DINGMAN: Wow. I mean, tell me if you agree with this, but I feel like another reason that stories like this feel so powerful to baseball fans is that there's so much baseball. Not just over the course of history, but in a given season or even on a given day, there's just a ton of baseball happening. So there's just so many different touch points. So it, it becomes so stitched into your life routine, and it makes it a little bit easier, I think, than in other sports to imagine yourself being part of that world, so that then when you get some little pinprick interaction, like the ones we've been talking about it's intensely gratifying. It's like a little dream coming true.
MOORE: I absolutely agree. It is every day. And I've learned such important lessons just from that fact. Like, literally, you could go out there tomorrow, you could strike out four times and make three errors, and the next day you might go five for five and drive in the winning run. You have no idea what each day is gonna bring, and baseball so uniquely illustrates that.
DINGMAN: 100%. I mean, I think about it. Like it, it becomes the context that I apply to challenges I'm trying to figure out. Like, case in point, you know, in a given week generally here on The Show, I'll have five pieces on the air. Sometimes that number varies, but usually it's five.
And I'm always telling myself, all right, I gotta hit five home runs, you know, yeah, but the reality is, if you go two for five, obviously you're putting your all into every at bat, but let's say you only really make solid contact two out of five times. If you do that over the course of a full season, you're hitting 400, you're a Hall of Famer, you know what I mean?
MOORE: Yeah. Exactly. It, I mean, it's a game that, more than any other sport, I think baseball is a game predicated on failure and how you handle it.
DINGMAN: Yeah. So, give us a sense of what's the flavor of the stories that you tell in between the gamier sections of the show.
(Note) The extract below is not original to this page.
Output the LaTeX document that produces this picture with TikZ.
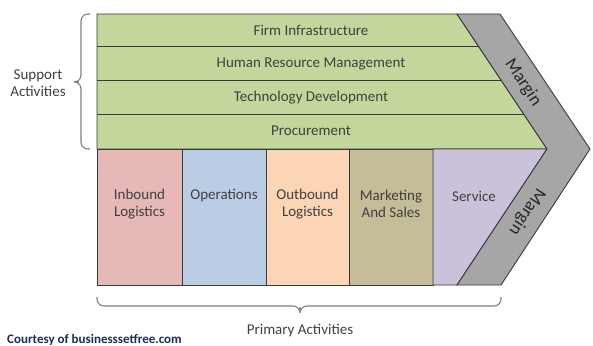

MOORE: One of my favorite things to talk about is that my grandmother was a huge Cubs fan, and maybe the most optimistic Cubs fan in the world in the ‘90s cause she really thought they were in it.
But I also, you know, I was so excited this run to include a lot of information about the Negro Leagues, going back to 2020 when Major League Baseball recognized Negro League records from 1920 to 1948 as now being Major League records. And it's something that I really wanted to use the most recent one, partially as an educational tool for the Negro Leagues a little bit.
There's so much and there are so many arguments that people make both for and against their inclusion. And sometimes we just need a little more context and there's things that people don't necessarily know or realize.
DINGMAN: Yeah, yeah, absolutely. And then of course there is the racial element to it also where it's forcing you to have a conversation with yourself about the discriminatory history of this sport that means so much to you, and it's of a piece with what you were talking about about the frequency of failure, is that baseball in these little ways and in these big ways like if you love baseball, you love a sport that was exclusionary towards Black people for decades and decades, baseball brings you into contact with the reality of who we are as a people, for better and for worse.
MOORE: It absolutely does. I studied history and archaeology when I was in college, and our culture reflects baseball much as baseball reflects our culture. And so, there are two sides to that and that you do have to reckon that this was a thing that was standard in the United States at the time. And baseball participated in it, but baseball was also among the first public places in American life to start to strike down those barriers.